The Christian story involves some very distinguished names. Although we always associate Origen with Alexandria, clashes with his bishop forced him to leave for Caesarea, where his friend Theoclistus was bishop, and who ordained him a presbyter. Origen was living in Caesarea in the 240s, when he tried to establish a Christian school. It was here that he wrote his great apologetic, the Contra Celsum, as well as other major works. The pioneering church historian Eusebius was bishop here from 314 through 339: he may well have been a native of the area. His friend and teacher was the presbyter Pamphilus, who was an avid collector of Origen’s writings, and of many other books and manuscripts. Reputedly, the library here at its height had some thirty thousand volumes, making it perhaps the greatest collection of Christian scholarship to be found anywhere. The Cappadocian Fathers studied here, and Jerome came to use its resources (he later based himself in Bethlehem). The great Byzantine historian Procopius was born here around 500.

On the Jewish side, the great visual monument to the era is the astonishing synagogue of Huqoq, from the fifth century, which has been discovered only in very modern times. The Palestinian Talmud, the Yerushalmi, was compiled mainly from the late fourth century through the first half of the  fifth. It was apparently written in Galilee, presumably in places such as Tiberias and Capernaum, Caesarea and Sepphoris. When Jerome was undertaking his Christian Bible translation in Palestine around the year 400, he was very close to flourishing centers of Jewish scholarship, on which he drew freely. Presumably there were still plenty of Jewish-Christians who still used early alternative gospels that are now lost, but from which Jerome provides invaluable quotations.

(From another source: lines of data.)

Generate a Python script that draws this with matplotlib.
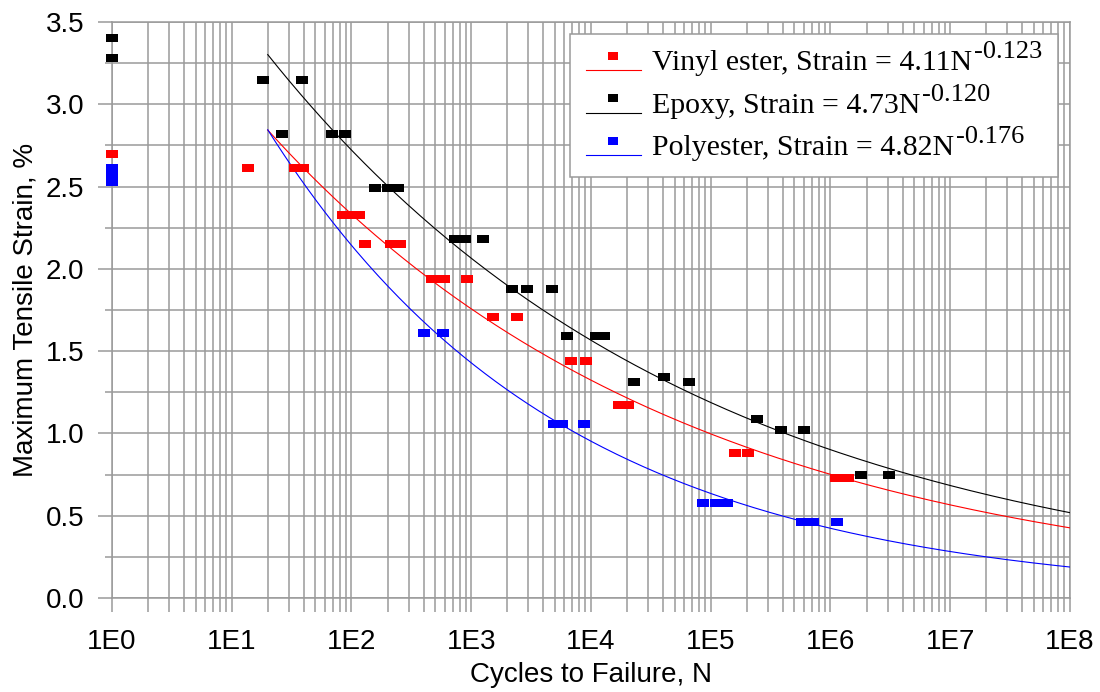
import numpy as np
import matplotlib
matplotlib.use("Agg")
import matplotlib.pyplot as plt
from matplotlib.lines import Line2D
from matplotlib.legend_handler import HandlerBase
from matplotlib.offsetbox import HPacker, DrawingArea
from matplotlib.text import Text
from matplotlib.textpath import TextPath
from matplotlib.font_manager import FontProperties
from matplotlib.ticker import FixedLocator, FuncFormatter, MultipleLocator

plt.rcParams["font.family"] = ["Liberation Sans", "DejaVu Sans"]

# Measured fatigue points (cycles, max tensile strain %)
vinyl_n = [1, 13.7, 34, 39, 85, 100, 115, 130, 214, 254, 470, 590, 920,
           1520, 2420, 6800, 9100, 17000, 20400, 159000, 204000, 1120000, 1410000]
vinyl_s = [2.70, 2.61, 2.61, 2.61, 2.33, 2.33, 2.33, 2.15, 2.15, 2.15, 1.94, 1.94, 1.94,
           1.71, 1.71, 1.44, 1.44, 1.17, 1.17, 0.88, 0.88, 0.73, 0.73]

epoxy_n = [1, 1, 18.2, 38.6, 26.3, 68.7, 88, 157, 202, 244, 731, 887, 1253,
           2190, 2920, 4720, 6300, 11000, 12800, 22900, 40600, 65600,
           244000, 386000, 600000, 1790000, 3100000]
epoxy_s = [3.40, 3.28, 3.15, 3.15, 2.82, 2.82, 2.82, 2.49, 2.49, 2.49, 2.18, 2.18, 2.18,
           1.88, 1.88, 1.88, 1.59, 1.59, 1.59, 1.31, 1.34, 1.31,
           1.09, 1.02, 1.02, 0.75, 0.75]

poly_n = [1, 1, 1, 403, 581, 4900, 5700, 8700, 86000, 110000, 136000,
          577000, 712000, 1130000]
poly_s = [2.615, 2.57, 2.53, 1.61, 1.61, 1.06, 1.06, 1.06, 0.58, 0.58, 0.58,
          0.46, 0.46, 0.46]

# Power-law fits: Strain = a * N^b
fit_a = [4.11, 4.73, 4.82]
fit_b = [-0.123, -0.120, -0.176]
fit_names = ["Vinyl ester, Strain = 4.11N",
             "Epoxy, Strain = 4.73N",
             "Polyester, Strain = 4.82N"]
fit_exps = ["-0.123", "-0.120", "-0.176"]
colors = ["#ff0000", "#000000", "#0000ff"]

rect = [(-1, -0.68), (1, -0.68), (1, 0.68), (-1, 0.68), (-1, -0.68)]


class OffsetHandler(HandlerBase):
    # marker drawn above the line, like the original spreadsheet legend
    def create_artists(self, legend, orig_handle, xdescent, ydescent,
                       width, height, fontsize, trans):
        c = orig_handle.get_color()
        y0 = height / 2 - ydescent
        line = Line2D([-xdescent, width - xdescent], [y0 - height * 0.5] * 2,
                      color=c, lw=0.8, transform=trans)
        mk = Line2D([width / 2 - xdescent], [y0 + height * 0.2], color=c,
                    linestyle="none", marker=rect, markersize=7.5,
                    markeredgewidth=0, transform=trans)
        return [line, mk]


fig = plt.figure(figsize=(11, 6.92), dpi=100)
ax = fig.add_axes([0.1018, 0.1358, 0.8709, 0.8324])

n_fit = np.logspace(np.log10(20), 8, 300)
handles = []
for (nn, ss), a, b, c, lab in zip([(vinyl_n, vinyl_s), (epoxy_n, epoxy_s), (poly_n, poly_s)],
                                  fit_a, fit_b, colors, fit_names):
    ax.plot(nn, ss, linestyle="none", marker=rect, markersize=8.2,
            markerfacecolor=c, markeredgewidth=0, zorder=4, clip_on=False)
    ax.plot(n_fit, a * n_fit ** b, color=c, lw=0.8, zorder=3)
    h, = ax.plot([], [], color=c, lw=0.8, label=lab)
    handles.append(h)

ax.set_xscale("log")
ax.set_xlim(1, 1e8)
ax.set_ylim(0, 3.5)

ax.xaxis.set_major_locator(FixedLocator([10.0 ** k for k in range(9)]))
ax.xaxis.set_minor_locator(FixedLocator([m * 10.0 ** k for k in range(8) for m in range(2, 10)]))
ax.xaxis.set_major_formatter(FuncFormatter(lambda v, p: "1E%d" % round(np.log10(v))))
ax.xaxis.set_minor_formatter(FuncFormatter(lambda v, p: ""))
ax.yaxis.set_major_locator(MultipleLocator(0.5))
ax.yaxis.set_minor_locator(MultipleLocator(0.25))
ax.yaxis.set_major_formatter(FuncFormatter(lambda v, p: "%.1f" % v))

gc = "#9a9a9a"
ax.grid(True, which="both", color=gc, lw=1.1)
ax.tick_params(which="major", direction="out", length=10, color=gc, width=1.1,
               labelsize=20)
ax.tick_params(axis="x", which="major", pad=12)
ax.tick_params(axis="y", which="major", pad=10)
ax.tick_params(which="minor", direction="out", length=5, color=gc, width=1.1)
ax.tick_params(axis="x", which="minor", length=10)
for sp in ax.spines.values():
    sp.set_color(gc)
    sp.set_linewidth(1.1)

ax.set_xlabel("Cycles to Failure, N", fontsize=20, labelpad=5)
ax.set_ylabel("Maximum Tensile Strain, %", fontsize=20, labelpad=5)

leg_size = 21.5
exp_size = 19
leg = ax.legend(handles=handles, loc="upper right",
                handler_map={h: OffsetHandler() for h in handles},
                prop={"family": "Liberation Serif", "size": leg_size}, frameon=True,
                fancybox=False, edgecolor=gc, framealpha=1, handlelength=1.85,
                handletextpad=0.38, borderaxespad=0.4, labelspacing=0.52, borderpad=0.52)
leg.get_frame().set_linewidth(1.1)

# exponents: nearly full size and raised, packed right after each "N"
exp_prop = FontProperties(family="Liberation Serif", size=exp_size)
for col in leg._legend_handle_box.get_children():
    for row in col.get_children():
        tbox = row.get_children()[1]
        ex = fit_exps[fit_names.index(tbox.get_text())]
        ew = TextPath((0, 0), ex, prop=exp_prop).get_extents().x1
        da = DrawingArea(ew + 2, 10, 0, 0, clip=False)
        da.add_artist(Text(1, 8.6, ex, fontproperties=exp_prop, va="baseline", ha="left"))
        pack = HPacker(pad=0, sep=0, children=[tbox, da], align="baseline")
        pack.set_figure(fig)
        row._children[1] = pack

plt.savefig("out.png", dpi=100)
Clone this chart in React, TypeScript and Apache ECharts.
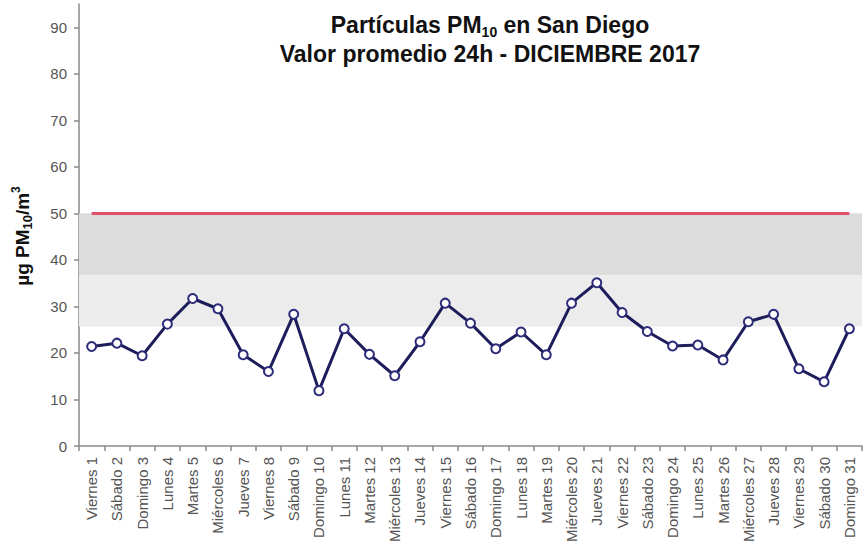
import React, { useEffect, useRef } from "react";
import * as echarts from "echarts";

const CATEGORIES = [
  "Viernes 1", "Sábado 2", "Domingo 3", "Lunes 4", "Martes 5", "Miércoles 6", "Jueves 7",
  "Viernes 8", "Sábado 9", "Domingo 10", "Lunes 11", "Martes 12", "Miércoles 13", "Jueves 14",
  "Viernes 15", "Sábado 16", "Domingo 17", "Lunes 18", "Martes 19", "Miércoles 20", "Jueves 21",
  "Viernes 22", "Sábado 23", "Domingo 24", "Lunes 25", "Martes 26", "Miércoles 27", "Jueves 28",
  "Viernes 29", "Sábado 30", "Domingo 31",
];

const PM10 = [
  21.4, 22.1, 19.4, 26.2, 31.7, 29.5, 19.6, 16.0, 28.3, 11.9, 25.2, 19.7, 15.1, 22.4, 30.7,
  26.4, 20.9, 24.5, 19.6, 30.7, 35.1, 28.7, 24.6, 21.5, 21.7, 18.5, 26.7, 28.3, 16.6, 13.8, 25.2,
];

const LIMIT = 50;
const BAND_HIGH = [36.7, 50];
const BAND_LOW = [25.7, 36.7];
const Y_MIN = 0;
const Y_MAX = 95;
const Y_INTERVAL = 10;

const TITLE_LINE1 = ["Partículas PM", "10", " en San Diego"];
const TITLE_LINE2 = "Valor promedio 24h - DICIEMBRE 2017";
const Y_NAME = ["µg PM", "10", "/m", "3"];

const FONT = "'Liberation Sans', Arial, sans-serif";

export default function App() {
  const ref = useRef<HTMLDivElement>(null);

  useEffect(() => {
    if (!ref.current) return;
    const chart = echarts.init(ref.current, undefined, { renderer: "svg" });
    chart.setOption({
      animation: false,
      backgroundColor: "#ffffff",
      textStyle: { fontFamily: FONT },
      grid: { left: 79, right: 4, top: 4, bottom: 95, containLabel: false, outerBoundsMode: "none" },
      graphic: [
        {
          type: "text",
          x: 490,
          y: 10,
          style: {
            text:
              `{b|${TITLE_LINE1[0]}}{s|${TITLE_LINE1[1]}}{b|${TITLE_LINE1[2]}}\n{b|${TITLE_LINE2}}`,
            textAlign: "center",
            fill: "#111",
            fontFamily: FONT,
            rich: {
              b: { fontSize: 23, fontWeight: "bold", lineHeight: 29, fontFamily: FONT, fill: "#111" },
              s: { fontSize: 14, fontWeight: "bold", lineHeight: 18, verticalAlign: "bottom", fontFamily: FONT, fill: "#111" },
            },
          },
        },
      ],
      xAxis: {
        type: "category",
        data: CATEGORIES,
        boundaryGap: true,
        axisLine: { show: true, lineStyle: { color: "#8a8a8a", width: 1.5 } },
        axisTick: { show: true, length: 5, lineStyle: { color: "#8a8a8a", width: 1.5 } },
        axisLabel: {
          interval: 0,
          rotate: 90,
          fontSize: 15,
          color: "#555",
          margin: 11,
          fontFamily: FONT,
        },
        splitLine: { show: false },
      },
      yAxis: {
        type: "value",
        min: Y_MIN,
        max: Y_MAX,
        interval: Y_INTERVAL,
        name: `{b|${Y_NAME[0]}}{s|${Y_NAME[1]}}{b|${Y_NAME[2]}}{p|${Y_NAME[3]}}`,
        nameLocation: "middle",
        nameGap: 45,
        nameTextStyle: {
          padding: [0, 22, 0, 0],
          rich: {
            b: { fontSize: 19, fontWeight: "bold", color: "#111", lineHeight: 24, fontFamily: FONT },
            s: { fontSize: 13, fontWeight: "bold", color: "#111", lineHeight: 16, verticalAlign: "bottom", fontFamily: FONT },
            p: { fontSize: 12, fontWeight: "bold", color: "#111", lineHeight: 13, verticalAlign: "top", fontFamily: FONT },
          },
        },
        axisLine: { show: true, lineStyle: { color: "#8a8a8a", width: 1.5 } },
        axisTick: { show: true, length: 5, lineStyle: { color: "#8a8a8a", width: 1.5 } },
        axisLabel: { fontSize: 15, color: "#555", margin: 12, showMaxLabel: false, fontFamily: FONT },
        splitLine: { show: false },
      },
      series: [
        {
          type: "line",
          data: PM10,
          symbol: "circle",
          symbolSize: 9,
          z: 5,
          lineStyle: { color: "#1d1d5c", width: 3 },
          itemStyle: { color: "#ffffff", borderColor: "#2c2c7a", borderWidth: 2 },
          markArea: {
            silent: true,
            z: 1,
            data: [
              [
                { yAxis: BAND_HIGH[0], itemStyle: { color: "#dcdcdc" } },
                { yAxis: BAND_HIGH[1] },
              ],
              [
                { yAxis: BAND_LOW[0], itemStyle: { color: "#ececec" } },
                { yAxis: BAND_LOW[1] },
              ],
            ],
          },
          markLine: {
            silent: true,
            symbol: "none",
            label: { show: false },
            lineStyle: { color: "#e0506a", width: 3, type: "solid" },
            data: [[{ coord: [0, LIMIT] }, { coord: [CATEGORIES.length - 1, LIMIT] }]],
          },
        },
      ],
    });
    return () => chart.dispose();
  }, []);

  return <div ref={ref} style={{ position: "fixed", left: 0, top: 0, width: 866, height: 541 }} />;
}
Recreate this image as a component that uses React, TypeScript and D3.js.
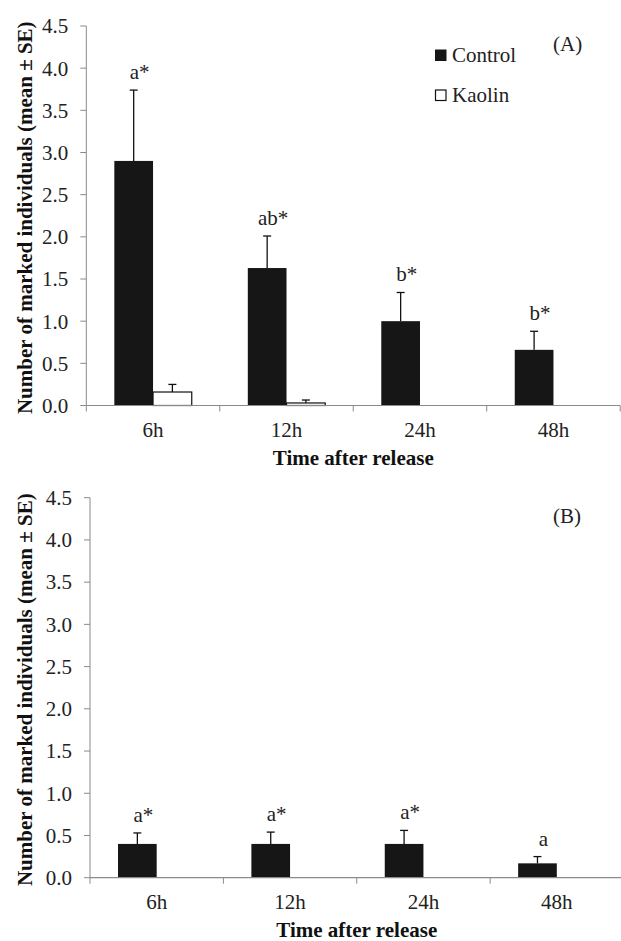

Everything we write about the Christian story in that region has to pay due attention to that multi-ethnic and multi-religious context. Of course the two sides are in dialogue through the era, and more often in deep controversy. In my recent book A Storm of Images, I have argued that at least some of the literature of the eighth century Iconoclastic controversy in the Christian Byzantine world is repurposed from much older diatribes between Palestinian Jews and Christians over the legitimacy of images and icons. Many of the main participants in that famous controversy were actually refugees from Palestine (or Syria) following the Muslim conquest. Jews and Christians lived side by side in Palestine for centuries, even if they were often yelling at each other.

Obvious enough, you say? Maybe. But it still runs flat contrary to a lot of the assumptions that are still very much alive out there. Jacob Sivak writes about “poor historical literacy in the Jewish world.” Every word of that critique applies to Christians also.